■ **EXERCISE AIM**
Among the entries below, find the lines with "recreates" and copy them.

* START DATASET EXCERPTS *

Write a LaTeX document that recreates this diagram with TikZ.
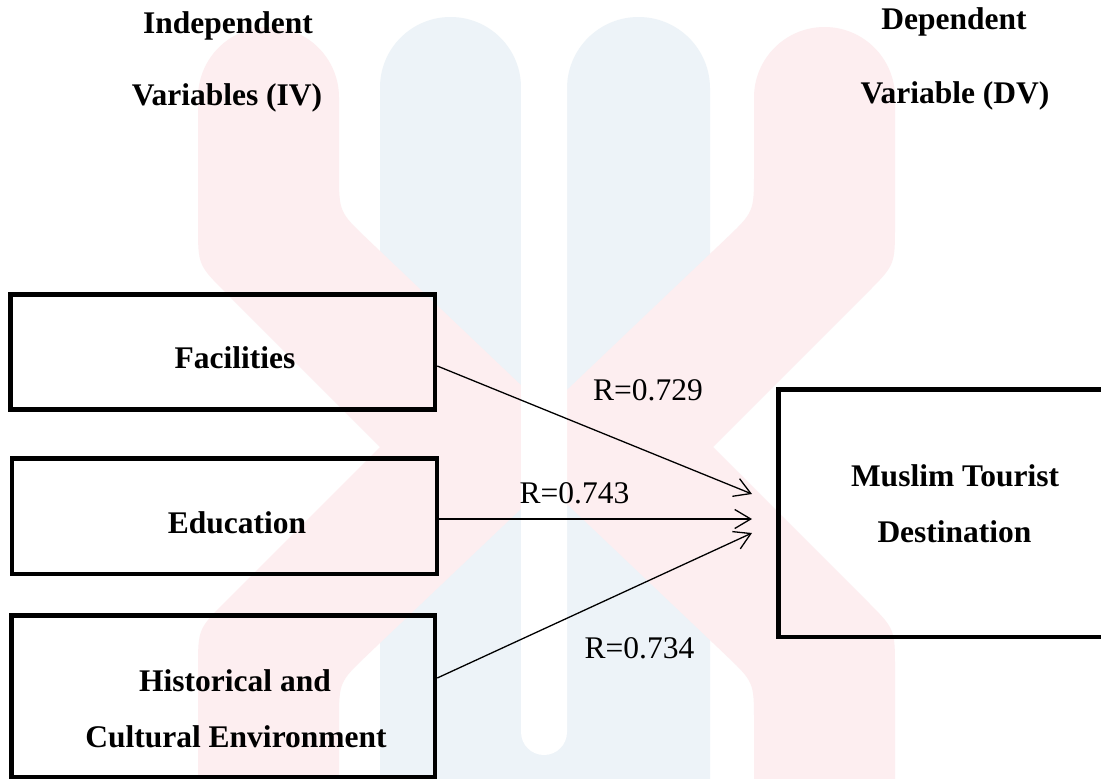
\documentclass[tikz,border=0pt]{standalone}
\usepackage{fontspec}
\setmainfont{Liberation Serif}
\usetikzlibrary{arrows.meta,calc}
\definecolor{wmred}{RGB}{253,238,240}
\definecolor{wmblue}{RGB}{237,243,248}
\tikzset{
  box/.style={draw=black, line width=4.5pt, inner sep=0pt},
  head/.style={font=\fontsize{31.5}{38}\selectfont\bfseries, inner sep=0pt, anchor=base},
  rlab/.style={font=\fontsize{31.5}{38}\selectfont, inner sep=0pt, anchor=base},
  arr/.style={line width=1.3pt, -{Straight Barb[length=16pt, width=19pt]}}
}
\begin{document}
\begin{tikzpicture}[x=1pt, y=-1pt]
\useasboundingbox (0,0) rectangle (1101,779);
\fill[white] (0,0) rectangle (1101,779);
% watermark: blue bars
\fill[wmblue] (380,800) -- (380,87.5) arc[start angle=180, end angle=0, radius=70.5pt] -- (521,800) -- cycle;
\fill[wmblue] (567,800) -- (567,88.5) arc[start angle=180, end angle=0, radius=71.5pt] -- (710,800) -- cycle;
\fill[wmblue] (515,700) rectangle (573,800);
% watermark: left red strand
\fill[wmred] (198,800) -- ($(198,629)!40pt!(198,800)$) .. controls (198,629) .. ($(198,629)!40pt!(380,447)$)
  -- (380,447) -- ($(198,265)!40pt!(380,447)$) .. controls (198,265) .. ($(198,265)!40pt!(198,97.5)$)
  -- (198,97.5) arc[start angle=180, end angle=0, radius=70.5pt]
  -- ($(339,212)!40pt!(339,97.5)$) .. controls (339,212) .. ($(339,212)!40pt!(586,447)$)
  -- ($(586,447)!30pt!(339,212)$) .. controls (586,447) .. ($(586,447)!30pt!(339,682)$)
  -- ($(339,682)!40pt!(586,447)$) .. controls (339,682) .. ($(339,682)!40pt!(339,800)$)
  -- (339,800) -- cycle;
% watermark: right red strand
\fill[wmred] (895,800) -- ($(895,629)!40pt!(895,800)$) .. controls (895,629) .. ($(895,629)!40pt!(713,447)$)
  -- (713,447) -- ($(895,265)!40pt!(713,447)$) .. controls (895,265) .. ($(895,265)!40pt!(895,97.5)$)
  -- (895,97.5) arc[start angle=0, end angle=180, radius=70.5pt]
  -- ($(754,212)!40pt!(754,97.5)$) .. controls (754,212) .. ($(754,212)!40pt!(507,447)$)
  -- ($(507,447)!30pt!(754,212)$) .. controls (507,447) .. ($(507,447)!30pt!(754,682)$)
  -- ($(754,682)!40pt!(507,447)$) .. controls (754,682) .. ($(754,682)!40pt!(754,800)$)
  -- (754,800) -- cycle;
% watermark: central gap
\fill[white] (521,-10) -- (521,732) arc[start angle=180, end angle=360, radius=23pt] -- (567,-10) -- cycle;

% headings
\node[head] (iv1) at (228,33) {Independent};
\node[head] (iv2) at (227,105) {Variables (IV)};
\node[head] (dv1) at (954,30) {Dependent};
\node[head] (dv2) at (955,103) {Variable (DV)};

% boxes
\node[box, minimum width=424.5pt, minimum height=115pt] (fac) at (222.75,352) {};
\node[box, minimum width=425pt, minimum height=115.5pt] (edu) at (224.5,516.25) {};
\node[box, minimum width=423.5pt, minimum height=161.5pt] (hist) at (223.25,696.25) {};
\node[box, minimum width=353pt, minimum height=247.5pt] (mtd) at (955,513.25) {};

% box texts
\node[head] (tfac) at (235,368) {Facilities};
\node[head] (tedu) at (237,533) {Education};
\node[head] (thist1) at (235,691) {Historical and};
\node[head] (thist2) at (236,747) {Cultural Environment};
\node[head] (tmtd1) at (955,486) {Muslim Tourist};
\node[head] (tmtd2) at (954.5,542) {Destination};

% arrows
\coordinate (t1) at (752,494);
\coordinate (t2) at (752,519);
\coordinate (t3) at (752,533);
\draw[arr] ([yshift=-14pt]fac.east) -- (t1);
\draw[arr] ([yshift=-2.75pt]edu.east) -- (t2);
\draw[arr] ([yshift=18.25pt]hist.east) -- (t3);

% labels
\node[rlab] (r1) at (648,400) {R=0.729};
\node[rlab] (r2) at (574.5,503) {R=0.743};
\node[rlab] (r3) at (639.5,658) {R=0.734};
\end{tikzpicture}
\end{document}
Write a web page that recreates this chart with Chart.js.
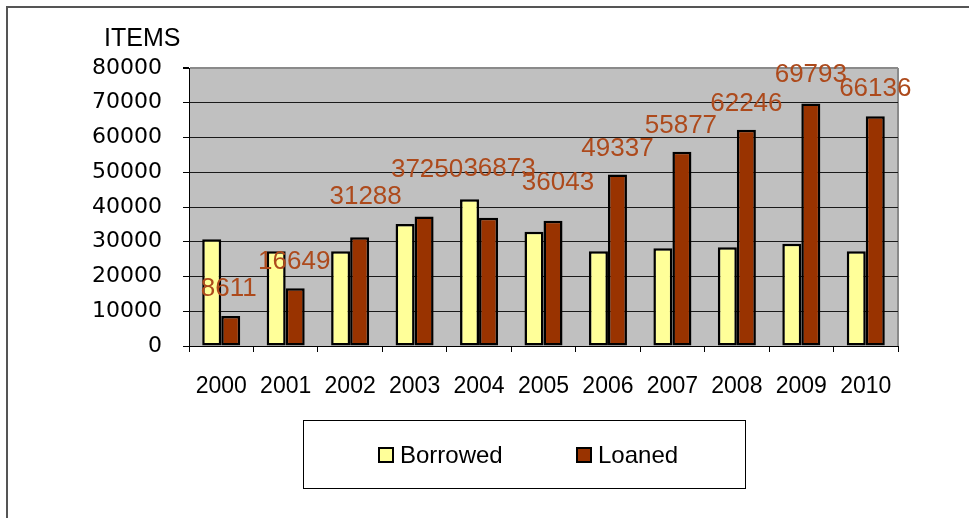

* END DATASET EXCERPTS *

■ **THE RESPONSE**
Write a LaTeX document that recreates this diagram with TikZ.
Write a web page that recreates this chart with Chart.js.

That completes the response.